Reconozco que este sábado no pude seguir el discurso de Pedro Sánchez. Nada me lo impedía pero después de un rato escuchándole, no pude más, tanto y tan poco en claro. La claridad ha llegado hoy, con la prórroga del estado de alarma quince días más.
Recurro a la hemeroteca para recordar exactamente qué día era aquel en que un representante de la Sanidad de Baleares, ahora retirado de la primera línea de fuego por un periodo vacacional, aseguraba que el coronavirus no estaba en España - en Mallorca teníamos un infectado leve, ahora ya de alta- . Era el 11 de febrero. El coronavirus nos llegaba a Occidente con cifras ya preocupantes, con imágenes de sanitarios enfundados en espectaculares trajes de protección y el confinamiento como ley nacional. Aquello ocurría mientras aquí nos explicaban cómo lavarnos las manos como única medida de prevención y descartaban las mascarillas. No hay que caer en exageraciones, decían. Y en estas nos vemos ya con más de un millar de fallecidos en España. De 0 a más de 1.000 en un mes, y miles y miles de afectados.
Desde el confinamiento en casa, vemos cómo la dichosa curva está lejos aún de alcanzar su punto máximo y resulta inevitable pensar que quizá se pudo hacer algo más cuando mirábamos a China como si la cosa no fuera con nosotros. Y más aún cuando Italia empezó a enfermar masivamente y tampoco hicimos nada para tomarle algo de delantera al coronavirus. Por entonces el virus se colaba sin filtro por nuestras fronteras, nuestros ciudadanos empezaban a incubarlo, a contagiarlo, a exportarlo también - ahí las cifras de algunos países sudamericanos-. Con la crisis sanitaria instalada en Italia, y varios países tomando medidas de contención muy serias con apenas casos confirmados -cito por ejemplo a Irlanda, que suspendió su San Patricio y cerró centros educativos con sólo varias decenas de positivos-, aquí empezamos a tomarnos en serio el tema cuando ya teníamos tres focos importantes.

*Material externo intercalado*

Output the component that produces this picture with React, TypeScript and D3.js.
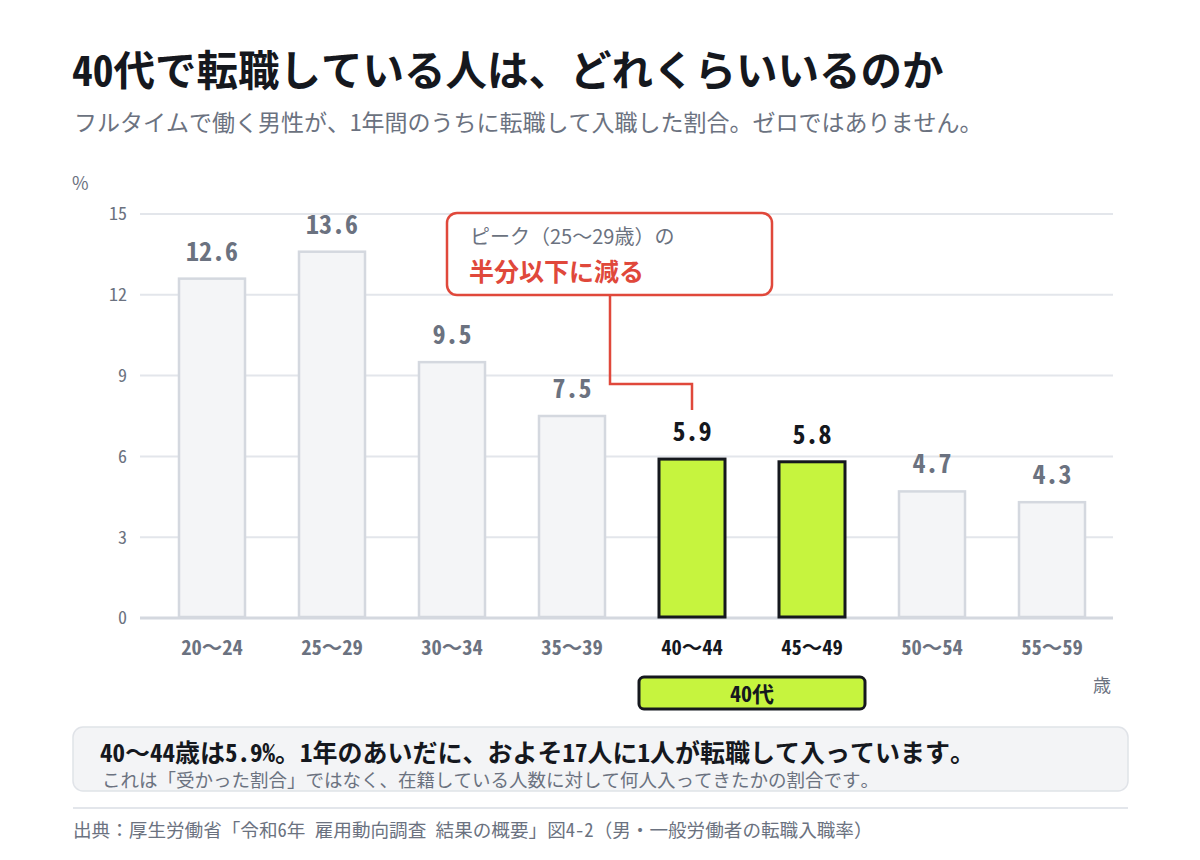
import * as d3 from 'd3'

const categories = ['20〜24', '25〜29', '30〜34', '35〜39', '40〜44', '45〜49', '50〜54', '55〜59']
const rates = [12.6, 13.6, 9.5, 7.5, 5.9, 5.8, 4.7, 4.3]
const highlighted = ['40〜44', '45〜49']
const yTicks = [0, 3, 6, 9, 12, 15]

const MONO = "'Noto Sans Mono CJK JP', 'DejaVu Sans Mono', monospace"
const SANS = "'Noto Sans CJK JP', 'Noto Sans', sans-serif"

const GRAY = '#6b7280'
const DARK = '#15181e'
const LIME = '#c6f43e'
const RED = '#e0483b'

export default function App() {
  const width = 1200
  const height = 860
  const plotLeft = 140
  const plotRight = 1113

  const x = d3.scaleBand<string>()
    .domain(categories)
    .range([152, 1112])
    .paddingInner(0.45)
    .paddingOuter(0.225)

  const y = d3.scaleLinear().domain([0, 15]).range([618, 214])

  const cx = (c: string) => (x(c) ?? 0) + x.bandwidth() / 2
  const peakIdx = categories.indexOf('40〜44')
  const leaderX = cx(categories[peakIdx])
  const leaderTop = y(rates[peakIdx])

  const groupStart = (x(highlighted[0]) ?? 0) - 20
  const groupEnd = (x(highlighted[highlighted.length - 1]) ?? 0) + x.bandwidth() + 20

  return (
    <div style={{ position: 'absolute', left: 0, top: 0, background: '#fff' }}>
      <svg width={width} height={height} style={{ display: 'block' }}>
        <rect width={width} height={height} fill="#ffffff" />

        {/* header */}
        <text x={72} y={86} fontFamily={MONO} fontWeight={700} fontSize={41.5} fill={DARK}>
          40代で転職している人は、どれくらいいるのか
        </text>
        <text x={74} y={131} fontFamily={MONO} fontSize={23} fill={GRAY}>
          フルタイムで働く男性が、1年間のうちに転職して入職した割合。ゼロではありません。
        </text>

        {/* y axis unit */}
        <text x={72} y={190} fontFamily={SANS} fontSize={18} fill={GRAY}>%</text>

        {/* gridlines + ticks */}
        {yTicks.map(t => (
          <g key={t}>
            <line x1={plotLeft} x2={plotRight} y1={y(t)} y2={y(t)}
              stroke={t === 0 ? '#d4d8df' : '#e3e6eb'} strokeWidth={t === 0 ? 3 : 2} />
            <text x={127} y={y(t)} dy="0.35em" textAnchor="end" fontFamily={MONO}
              fontSize={18} fill={GRAY}>{t}</text>
          </g>
        ))}

        {/* bars */}
        {categories.map((c, i) => {
          const hi = highlighted.includes(c)
          return (
            <g key={c}>
              <rect
                x={x(c)}
                y={y(rates[i])}
                width={x.bandwidth()}
                height={y(0) - y(rates[i]) - 1}
                fill={hi ? LIME : '#f4f5f7'}
                stroke={hi ? DARK : '#d4d8df'}
                strokeWidth={hi ? 3 : 2.5}
              />
              <text x={cx(c)} y={y(rates[i]) - 18} textAnchor="middle" fontFamily={MONO}
                fontWeight={700} fontSize={26} fill={hi ? DARK : GRAY}>
                {rates[i].toFixed(1)}
              </text>
              <text x={cx(c)} y={655} textAnchor="middle" fontFamily={MONO}
                fontWeight={700} fontSize={20.5} fill={hi ? DARK : GRAY}>
                {c}
              </text>
            </g>
          )
        })}

        {/* x unit */}
        <text x={1102} y={692} textAnchor="middle" fontFamily={SANS} fontSize={18} fill={GRAY}>歳</text>

        {/* 40代 group bracket */}
        <rect x={groupStart} y={677} width={groupEnd - groupStart} height={32} rx={5}
          fill={LIME} stroke={DARK} strokeWidth={3} />
        <text x={(groupStart + groupEnd) / 2} y={702} textAnchor="middle" fontFamily={MONO}
          fontWeight={700} fontSize={22} fill={DARK}>40代</text>

        {/* callout */}
        <path
          d={`M610,295 V${leaderTop - 75} H${leaderX} V${leaderTop - 49}`}
          fill="none" stroke={RED} strokeWidth={2.5}
        />
        <rect x={447} y={213} width={325} height={82} rx={10} fill="#ffffff" stroke={RED} strokeWidth={2.5} />
        <text x={470} y={244} fontFamily={SANS} fontSize={20} fill={GRAY}>ピーク（25〜29歳）の</text>
        <text x={469} y={281} fontFamily={SANS} fontWeight={700} fontSize={25} fill={RED}>半分以下に減る</text>

        {/* summary box */}
        <rect x={73} y={727} width={1055} height={64} rx={10} fill="#f3f4f6" stroke="#e0e3e8" strokeWidth={1.5} />
        <text x={100} y={762} fontFamily={MONO} fontWeight={700} fontSize={25} fill={DARK}>
          40〜44歳は5.9%。1年のあいだに、およそ17人に1人が転職して入っています。
        </text>
        <text x={102} y={787} fontFamily={MONO} fontSize={18.5} fill={GRAY}>
          これは「受かった割合」ではなく、在籍している人数に対して何人入ってきたかの割合です。
        </text>

        {/* footer */}
        <line x1={73} x2={1128} y1={808} y2={808} stroke="#e3e6eb" strokeWidth={2} />
        <text x={73} y={837} fontFamily={MONO} fontSize={18.6} fill={GRAY}>
          出典：厚生労働省「令和6年 雇用動向調査 結果の概要」図4-2（男・一般労働者の転職入職率）
        </text>
      </svg>
    </div>
  )
}
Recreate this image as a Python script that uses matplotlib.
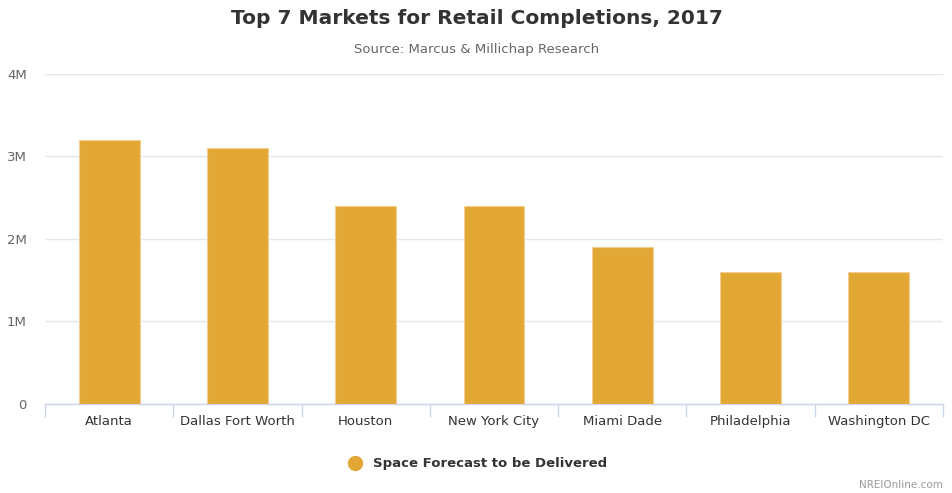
import matplotlib.pyplot as plt
from matplotlib.ticker import FuncFormatter

markets = ['Atlanta', 'Dallas Fort Worth', 'Houston', 'New York City',
           'Miami Dade', 'Philadelphia', 'Washington DC']
space_forecast = [3.2e6, 3.1e6, 2.4e6, 2.4e6, 1.9e6, 1.6e6, 1.6e6]
y_ticks = [0, 1e6, 2e6, 3e6, 4e6]

bar_color = '#e3a736'
text_color = '#333333'
label_color = '#666666'

fig = plt.figure(figsize=(9.53, 4.93), dpi=100)
ax = fig.add_axes([0.0472, 0.1805, 0.9423, 0.6695])

x = range(len(markets))
ax.bar(x, space_forecast, width=0.475, color=bar_color,
       edgecolor='#f0cf90', linewidth=0.8, zorder=3)

ax.set_xlim(-0.5, len(markets) - 0.5)
ax.set_ylim(0, 4e6)
ax.set_yticks(y_ticks)
ax.yaxis.set_major_formatter(
    FuncFormatter(lambda v, p: '0' if v == 0 else f'{int(v / 1e6)}M'))
ax.grid(axis='y', color='#e6e6e6', linewidth=1, zorder=0)

ax.set_xticks(list(x))
ax.set_xticklabels(markets)
ax.set_xticks([i - 0.5 for i in range(len(markets) + 1)], minor=True)
ax.tick_params(axis='x', which='major', length=0, pad=8,
               labelsize=9.5, labelcolor=text_color)
ax.tick_params(axis='x', which='minor', length=9, color='#ccd6eb', width=1)
ax.tick_params(axis='y', length=0, pad=13, labelsize=9.5,
               labelcolor=label_color)

for s in ['top', 'right', 'left']:
    ax.spines[s].set_visible(False)
ax.spines['bottom'].set_color('#ccd6eb')
ax.spines['bottom'].set_linewidth(1)

fig.text(0.5, 0.963, 'Top 7 Markets for Retail Completions, 2017',
         ha='center', va='center', fontsize=14.5, fontweight='bold',
         color=text_color)
fig.text(0.5, 0.9, 'Source: Marcus & Millichap Research',
         ha='center', va='center', fontsize=9.5, color=label_color)

# legend
fig.lines.append(plt.Line2D([355 / 953], [1 - 463 / 493], marker='o',
                            markersize=10, color=bar_color,
                            transform=fig.transFigure, linestyle='none'))
fig.text(373 / 953, 1 - 463 / 493, 'Space Forecast to be Delivered',
         ha='left', va='center', fontsize=9.5, fontweight='bold',
         color=text_color)

fig.text(943 / 953, 1 - 485 / 493, 'NREIOnline.com', ha='right',
         va='center', fontsize=7.5, color='#999999')

fig.savefig('out.png', dpi=100)
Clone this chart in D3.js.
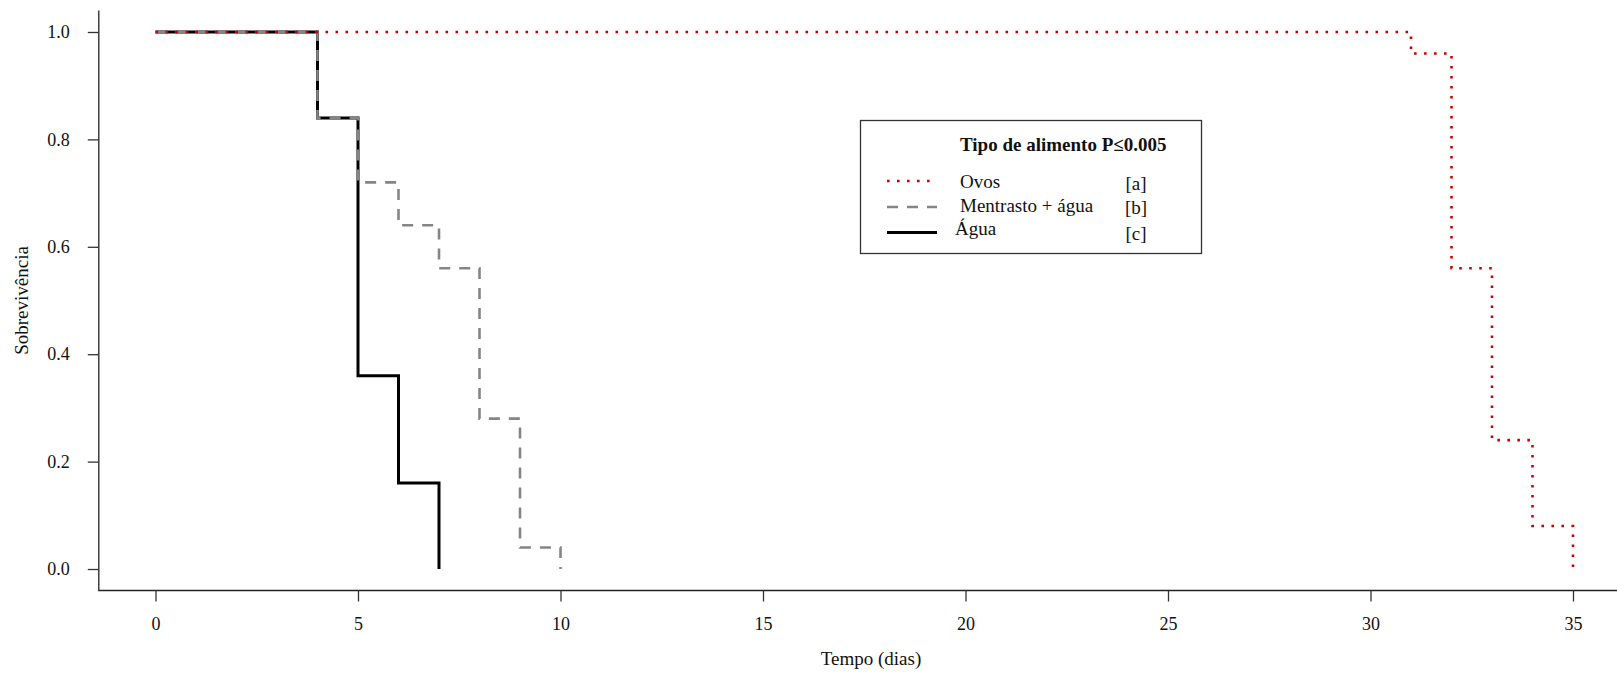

El coronavirus no entró a bocajarro, se nos fue colando, le dejamos la puerta abierta. Y, en menos de una semana, nos vemos dónde estamos, mientras China empieza a ver la luz. Tras más de ocho semanas de confinamiento de una sociedad mucho más disciplinada que la nuestra, el país ha pasado días sin registrar nuevos casos locales. Y es ahora cuando sus escenas son nuestras, sus calles vacías son ahora las nuestras, sus militares desinfectando espacios públicos, sus sanitarios agotados, sus hospitales saturados. Es obvio que algo ha fallado. Cuando esto pase, cuando la gente deje de enfermar y morir y los enfermos se curen, tendremos que hablar largo y tendido de ello.